Pomona College Studio Art Hall - Design Strategy

The new Studio Art Hall at Pomona College brings together, under one roof, art making, art appreciation and art interaction. The Studio Art Hall synergizes many important faces of the school’s esteemed identity as a leading liberal arts college. At the heart of the school’s mission is a drive to create a balanced, well-rounded education for its students. An exposure to the studio arts is critical within this objective. Whether a student continues an education in the fine arts or is off to a future in another field entirely, part of the project’s objective is to create a physical environment where an appreciation for the creative art process can be nurtured and explored.
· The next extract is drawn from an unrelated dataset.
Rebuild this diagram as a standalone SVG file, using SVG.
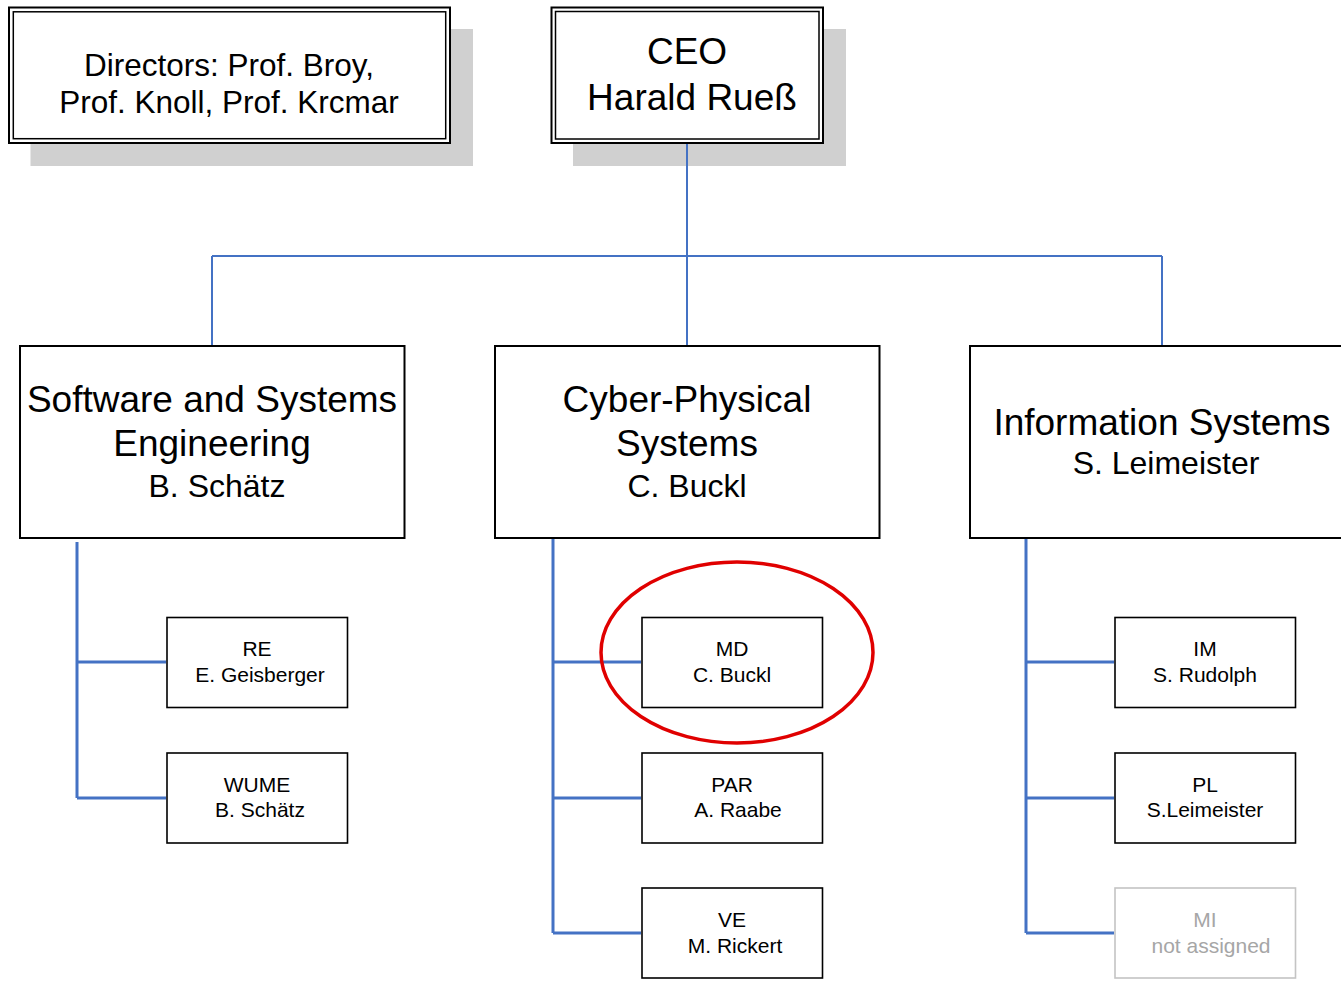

Recognizing that artists have historically been catalysts for urban and cultural development, the wHY IDEAs Workshop, working with the Pomona College team, reimagined the program with a site that supports the making of art in a more public campus setting. The village-like open, porous nature of the new building forges new connections within the site’s key position at an intersection of daily campus life and other campus arts buildings. This green, cool, transparent and collaborative atmosphere serves as a nexus for cross-pollination of ideas from the entire campus.

From the project’s conception, programming sessions with the art faculty and students uncovered a desire for interaction and engagement among the disciplines during the art-making process. As formative minds explore new ideas, materials and media, collisions between different thoughts and influences are to be encouraged.

To address this, wHY created semi-public collaborative 'gray spaces' for exploring and exchanging ideas in a more informal way, and gave them just as much importance as formal studio spaces. By arranging major program elements around a central courtyard that is itself part of a prominent diagonal path through campus, the new building encourages collaboration among art majors as well as non-art majors and the general public that the College desires.

Throughout the building, the individual studio spaces are stacked with strategic areas of transparency to the whole. Visual connections are established across open spaces in the building open artistic dialogue. Covering and bringing it all together is an arching steel and wood roof that echoes the rise and fall of the nearby mountain range and draws parallels to the historic bow-string trussed warehouses that now house art galleries and studios throughout Los Angeles. Every studio space not only has views of the lush, natural surroundings of the arroyo but also the capacity to expand the working environment into the open air or natural surroundings.